Kurtuluş savaşının önderi, bağımsızlık mücadelesinin askeri, siyasi ve fikri devrimleriyle modern Türkiye Cumhuriyetinin kurucusu atamıza çok şey borçluyuz.
Bugün hayatımızı özgürce yaşayabiliyor olmanın, kurtuluş savaşında dünyanın şifrelerini okuyan büyük deha Mustafa Kemal Atatürk'ün önderliğinde bağımsızlık mücadelesi vermemizin karşılığı 100 yaşını dolduran gözbebeğimiz Türkiye Cumhuriyetidir.
Onun şu sözleri unutulmamalıdır.
“Efendiler, yarın Cumhuriyeti ilan edeceğiz...”
İşte bu söz çok önemliydi. Sözün kendisi kadar hikayesi de önemli.
Haydi gelin bu dikkat çekici ayrıntının hikayesine birlikte bakalım.
Mustafa Kemal Atatürk “Efendiler, yarın Cumhuriyeti ilan edeceğiz” dediğinde 42 yaşındaydı.
22 Ekim 1923 akşamıydı, gece olmuştu.
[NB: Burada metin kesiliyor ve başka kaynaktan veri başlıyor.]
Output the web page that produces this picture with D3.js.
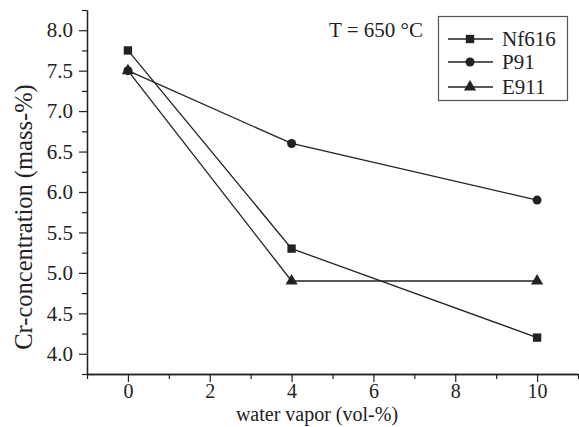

Yorgundu ama yarın için heyecanlıydı. Çankaya köşküne gitmek için Meclis binasından ayrılmak üzereydi.
Efendiler, yarın Cumhuriyeti ilan edeceğiz
İşte bu anı ve sözü Atatürk Nutuk’ta şu sözlerle anlatıyor.
"Gece olmuştu Çankaya'ya gitmek üzere Meclis binasından ayrılırken, koridorlarda beni beklemekte olan Kemâlettin Sami ve Hâlit Paşa'lara rastladım. Ali Fuat Paşa Ankara'dan hareket ederken bunların Ankara'ya geldiklerini o günkü gazetede 'bir uğurlama ve bir karşılama' başlığı altında okumuştum. Daha kendileriyle görüşmemiştim. Benimle konuşmak üzere geç vakte kadar orada beklediklerini anlayınca, akşam yemeğine gelmelerini, Millî Savunma Bakanı Kâzım Paşa vasıtasıyla kendilerine bildirdim. İsmet Paşa ile Kâzım Paşa'ya ve Fethi Bey'e de Çankaya'ya benimle birlikte gelmelerini söyledim. Çankaya'ya gittiğim zaman, orada, beni görmek üzere gelmiş bulunan Rize Milletvekili Fuat, Afyonkarahisar Milletvekili Ruşen Eşref Bey'lerle karşılaştım. Onları da yemeğe alıkoydum. Yemek sırasında, 'Yarın Cumhuriyet ilân edeceğiz' dedim.
Her şey plan dahilinde gerçekleşti
“Orada bulunan arkadaşlar, derhal düşünceme katıldılar. Yemeği bıraktık. O dakikadan itibaren, nasıl hareket edileceği konusunda kısa bir program yaparak arkadaşları görevlendirdim.
Efendiler, görüyorsunuz ki, Cumhuriyet ilânına karar vermek için Ankara'da bulunan bütün arkadaşlarımı davet ederek onlarla görüşüp tartışmaya asla lüzum ve ihtiyaç görmedim. Çünkü onların da aslında ve tabiî olarak benim gibi düşündüklerinden şüphe etmiyordum. Halbuki, o sırada Ankara'da bulunmayan bazı kişiler, yetkileri olmadığı halde, kendilerine haber verilmeden, düşünce ve rızaları alınmadan Cumhuriyetin ilân edilmiş olmasını bize gücenme ve bizden ayrılma sebebi saydılar."
Cumhuriyet kolay kazanılmadı; kıymetini bilelim.